1. Determine the cost of the inventory on December 31, 20Y7, by the first-in, first-out method.

If the inventory of a particular model comprises one entire purchase plus a portion of another purchase acquired at a different unit cost, use a separate line for each purchase. Under FIFO, if a model is in inventory at two different costs, enter the remaining units that were purchased most recently first.

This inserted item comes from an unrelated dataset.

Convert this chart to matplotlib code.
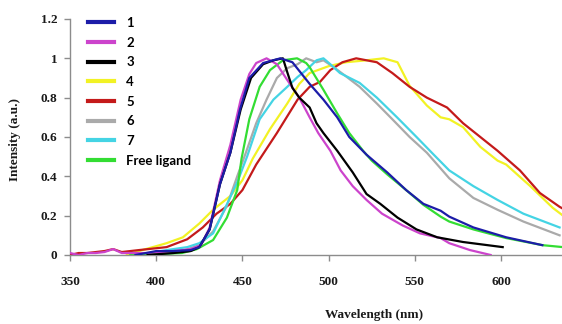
import matplotlib
matplotlib.use("Agg")
import matplotlib.pyplot as plt

# emission spectra (wavelength nm, normalised intensity)
wl_1 = [388, 400, 410, 420, 425, 431, 437, 443, 448.6, 454, 462, 472, 479, 489, 497, 505, 512, 522,
        534, 545, 555, 565, 570, 584, 603, 624]
int_1 = [0.0, 0.02, 0.02, 0.025, 0.04, 0.13, 0.36, 0.52, 0.74, 0.90, 0.976, 1.0, 0.98, 0.87, 0.79,
         0.70, 0.60, 0.51, 0.42, 0.33, 0.26, 0.225, 0.195, 0.14, 0.09, 0.05]

wl_2 = [350, 355, 360, 365, 370, 375, 380, 385, 395, 410, 420, 426, 431, 437, 443, 449, 454, 458,
        464, 470, 476, 483, 489, 494, 501, 507, 514, 522, 531, 543, 553, 565, 570, 582, 594]
int_2 = [0.01, 0.0, 0.01, 0.01, 0.015, 0.03, 0.01, 0.01, 0.01, 0.02, 0.03, 0.05, 0.14, 0.38, 0.56,
         0.79, 0.92, 0.976, 1.0, 0.97, 0.89, 0.80, 0.70, 0.62, 0.53, 0.43, 0.35, 0.28, 0.21, 0.15,
         0.11, 0.086, 0.06, 0.025, 0.0]

wl_3 = [395, 410, 420, 425, 431, 437, 443, 449, 455, 462, 468, 473.5, 476, 479, 483, 489, 493, 497,
        505, 514, 522, 530, 540, 551, 563, 578, 601]
int_3 = [0.0, 0.01, 0.02, 0.04, 0.13, 0.36, 0.52, 0.74, 0.90, 0.97, 0.99, 1.0, 0.93, 0.85, 0.80,
         0.75, 0.67, 0.62, 0.53, 0.42, 0.31, 0.26, 0.19, 0.13, 0.09, 0.066, 0.04]

wl_4 = [383, 392, 406, 415.5, 425, 433, 443, 450, 456, 466, 476, 483, 489, 500, 510, 522, 532, 540,
        547, 557, 565, 570, 578, 588, 598, 603, 617, 630, 636]
int_4 = [0.0, 0.025, 0.06, 0.09, 0.16, 0.23, 0.30, 0.38, 0.49, 0.64, 0.77, 0.87, 0.925, 0.96, 0.98,
         0.99, 1.0, 0.98, 0.86, 0.76, 0.70, 0.69, 0.65, 0.55, 0.48, 0.46, 0.35, 0.24, 0.20]

wl_5 = [350, 355, 360, 365, 370, 375, 380, 385, 390, 406, 418, 427, 435, 443, 450, 458, 470, 482,
        489, 495, 501, 508, 516, 528, 537, 547, 557, 568.7, 578, 588, 598, 611, 622.6, 634, 636]
int_5 = [0.0, 0.01, 0.01, 0.015, 0.02, 0.03, 0.015, 0.02, 0.025, 0.04, 0.08, 0.14, 0.21, 0.26, 0.33,
         0.46, 0.62, 0.79, 0.855, 0.88, 0.94, 0.98, 1.0, 0.98, 0.925, 0.855, 0.80, 0.75, 0.67, 0.60,
         0.53, 0.43, 0.315, 0.245, 0.235]

wl_6 = [400, 415, 425, 433, 441, 447, 452, 458, 464, 470, 476, 482, 487, 493, 497, 503, 510.6, 518,
        528, 537, 547, 557, 565, 570, 584, 598, 613, 634]
int_6 = [0.0, 0.02, 0.05, 0.12, 0.25, 0.40, 0.52, 0.67, 0.79, 0.90, 0.95, 0.97, 1.0, 0.98, 0.99,
         0.955, 0.905, 0.855, 0.77, 0.69, 0.60, 0.52, 0.44, 0.39, 0.29, 0.23, 0.17, 0.10]

wl_7 = [390, 406, 418, 425, 433, 439, 447, 452.7, 460, 468, 476, 482, 487, 493, 497, 501, 506.6, 518,
        528, 539.7, 551, 561, 570, 584, 598, 613, 634]
int_7 = [0.0, 0.025, 0.04, 0.06, 0.11, 0.22, 0.37, 0.50, 0.69, 0.79, 0.855, 0.905, 0.94, 0.99, 1.0,
         0.97, 0.925, 0.875, 0.80, 0.70, 0.60, 0.51, 0.43, 0.35, 0.28, 0.21, 0.14]

wl_free = [385, 400, 415, 423.6, 433, 441, 447, 449.5, 454, 460, 466, 473.5, 481.7, 487, 489, 497,
           505, 512, 520, 525, 534, 545, 555, 565, 570, 584, 603, 624, 636]
int_free = [0.0, 0.005, 0.01, 0.03, 0.076, 0.19, 0.33, 0.49, 0.69, 0.855, 0.94, 0.99, 1.0, 0.976,
            0.955, 0.84, 0.72, 0.62, 0.53, 0.48, 0.41, 0.33, 0.255, 0.195, 0.17, 0.13, 0.086, 0.05, 0.04]

labels = ["1", "2", "3", "4", "5", "6", "7", "Free ligand"]
colors = ["#1c1ca8", "#cc44cc", "#000000", "#f2f224", "#c41a1a", "#aaaaaa", "#44d4e4", "#33dd33"]

series = [(wl_1, int_1), (wl_2, int_2), (wl_3, int_3), (wl_4, int_4),
          (wl_5, int_5), (wl_6, int_6), (wl_7, int_7), (wl_free, int_free)]
zorder = [9, 7, 8, 2, 3, 4, 5, 6]

fig = plt.figure(figsize=(5.62, 3.24), dpi=100)
ax = fig.add_axes([0.1246, 0.213, 0.8754, 0.7284])

handles = []
for (x, y), lab, c, z in zip(series, labels, colors, zorder):
    ln, = ax.plot(x, y, color=c, lw=1.6, label=lab, zorder=z)
    handles.append(ln)

ax.set_xlim(350, 635.4)
ax.set_ylim(0, 1.2)
ax.set_xticks([350, 400, 450, 500, 550, 600])
ax.set_yticks([0, 0.2, 0.4, 0.6, 0.8, 1.0, 1.2])
ax.set_yticklabels(["0", "0.2", "0.4", "0.6", "0.8", "1", "1.2"])

for s in ["top", "right"]:
    ax.spines[s].set_visible(False)
for s in ["left", "bottom"]:
    ax.spines[s].set_color("#8c8c8c")
    ax.spines[s].set_linewidth(1.0)

ax.tick_params(axis="both", colors="#8c8c8c", length=4, width=1.0, labelcolor="#1a1a1a")
ax.tick_params(axis="x", pad=11)
ax.tick_params(axis="y", pad=5)
for t in ax.get_xticklabels() + ax.get_yticklabels():
    t.set_fontfamily("Liberation Serif")
    t.set_fontweight("bold")
    t.set_fontsize(9.5)

fig.text(0.665, 0.028, "Wavelength (nm)", family="Liberation Serif", weight="bold",
         fontsize=9.5, ha="center", va="center", color="#1a1a1a")
fig.text(0.027, 0.568, "Intensity (a.u.)", family="Liberation Serif", weight="bold",
         fontsize=9.5, ha="center", va="center", rotation=90, color="#1a1a1a")

leg = ax.legend(handles=handles, loc="upper left", bbox_to_anchor=(0.145, 0.968),
                bbox_transform=fig.transFigure, frameon=False,
                prop={"family": "Lato", "weight": "bold", "size": 9.5},
                handlelength=2.0, handletextpad=0.9, labelspacing=0.58, borderpad=0)
for ln in leg.get_lines():
    ln.set_linewidth(3)

fig.savefig("out.png", dpi=100)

First-In, First-Out Method
Model Quantity Unit Cost Total Cost
A10 $ $
B15
E60
G83
J34
M90
Q70
Total $

2. Determine the cost of the inventory on December 31, 20Y7, by the last-in, first-out method, following the procedures indicated in (1). Under LIFO, if a model is in inventory at two different costs, enter the remaining units that were purchased earliest first.

Last-In, First-Out Method
Model Quantity Unit Cost Total Cost
A10 $ $
B15
E60
G83
J34
M90
Q70
Total $

3. Determine the cost of the inventory on December 31, 20Y7, by the average cost method.

Average Cost Method
Model Quantity Unit Cost Total Cost
A10 $ $
B15
E60
G83
J34
M90
Q70
Total $

4. Which method (FIFO or LIFO) would be preferred for income tax purposes in periods of rising prices? LIFO

Which method (FIFO or LIFO) would be preferred for income tax purposes in periods of declining prices? FIFO

Feedback

1.In the FIFO method, the first units purchased are assumed to be the first to be sold. Therefore, ending inventory costs for the period are calculated by taking the number of items remaining in the physical inventory times the most recent purchase price. If the number of items in the last purchase layer is less than the number in ending inventory, the balance of the ending inventory items must be recorded at the cost of the second to last purchase cost.

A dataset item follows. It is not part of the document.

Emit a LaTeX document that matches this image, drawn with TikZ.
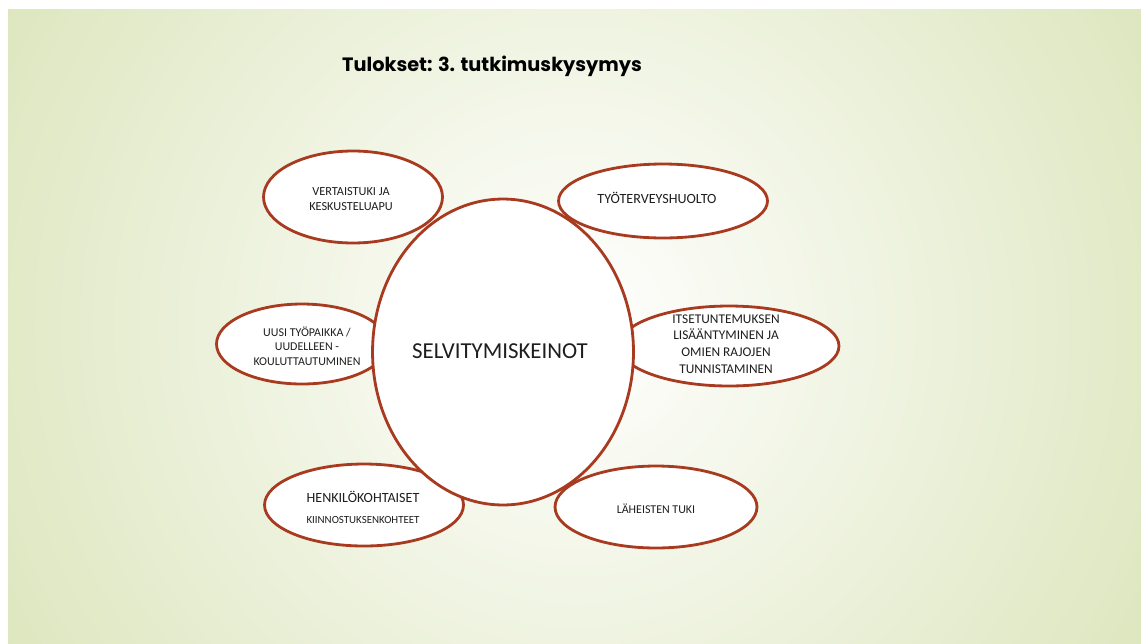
\documentclass[tikz,border=0pt]{standalone}
\usepackage{fontspec}
\setmainfont{Carlito}
\newfontfamily\titlefont{Poppins}
\usetikzlibrary{shapes.geometric}
\definecolor{rim}{RGB}{168,58,32}
\definecolor{slidegreen}{RGB}{221,230,190}
\definecolor{ink}{RGB}{30,30,30}
\tikzset{
  bubble/.style={ellipse, draw=rim, line width=1.6pt, fill=white, inner sep=0pt},
  bubbletext/.style={text=ink, align=center, inner sep=0pt}
}
\begin{document}
\begin{tikzpicture}[x=0.02cm, y=-0.02cm]
\useasboundingbox (0,0) rectangle (1141,643);
\fill[white] (0,0) rectangle (1141,643);
% slide background
\begin{scope}
\clip (8,9) rectangle (1141,643);
\fill[slidegreen] (8,9) rectangle (1141,643);
\shade[inner color=white, outer color=slidegreen] (575,326) circle (13.2cm);
\end{scope}
\node[font=\titlefont\bfseries\fontsize{11}{13}\selectfont, anchor=base] (title) at (492,71) {Tulokset: 3. tutkimuskysymys};
% outer bubbles
\foreach \n/\x/\y/\w/\h in {verta/353/197/3.58/1.84, tyo/663/201/4.18/1.48, uusi/302/344/3.42/1.60, itse/729/346/4.4/1.60, henk/364/505/3.98/1.64, lah/656/507/4.04/1.64}
{
	\node[bubble, minimum width=\w cm, minimum height=\h cm] (\n) at (\x,\y) {};
}
\node[bubble, minimum width=5.22cm, minimum height=6.12cm] (keinot) at (503,352) {};
% texts
\node[bubbletext, font=\fontsize{13}{15}\selectfont] (keinottxt) at (500,351) {SELVITYMISKEINOT};
\node[bubbletext, font=\fontsize{7}{8.6}\selectfont] (vertatxt) at (351,199) {VERTAISTUKI JA\\KESKUSTELUAPU};
\node[bubbletext, font=\fontsize{8}{10}\selectfont] (tyotxt) at (657,198) {TYÖTERVEYSHUOLTO};
\node[bubbletext, font=\fontsize{6.8}{8.2}\selectfont] (uusitxt) at (307,346) {UUSI TYÖPAIKKA /\\UUDELLEEN -\\KOULUTTAUTUMINEN};
\node[bubbletext, font=\fontsize{7.6}{9.5}\selectfont] (itsetxt) at (726,344) {ITSETUNTEMUKSEN\\LISÄÄNTYMINEN JA\\OMIEN RAJOJEN\\TUNNISTAMINEN};
\node[bubbletext] (henktxt) at (363,507) {{\fontsize{8}{8.5}\selectfont HENKILÖKOHTAISET}\\{\fontsize{6.2}{8}\selectfont KIINNOSTUKSENKOHTEET}};
\node[bubbletext, font=\fontsize{6.8}{8}\selectfont] (lahtxt) at (656,509) {LÄHEISTEN TUKI};
\end{tikzpicture}
\end{document}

2. In the LIFO method, the last units purchased are assumed to be the first to be sold. Therefore, the remaining ending inventory for the period is made up of the earliest costs from the beginning inventory. If the number of units in the ending inventory is greater than the units in the beginning inventory, the excess units will be recorded at the cost of the first purchase.

3. In the weighted average cost method, the average cost of all available units purchased is applied to the number of units sold and those in ending inventory. Therefore, you must first obtain a unit cost by dividing the total cost of all units available for sale by the number of units available for sale. Then, multiply the number of items remaining in the physical inventory times this unit cost.

4. Recall that the FIFO method reports higher gross profit, net income, and income taxes than the LIFO method when costs (prices) are increasing. Also, rising prices mean that items purchased later will cost more than items purchased earlier. In the case of the FIFO method, the ending inventory costs for the period are calculated based on the most recent prices; consider this cost flow in your answer regarding both inventory and cost of goods sold.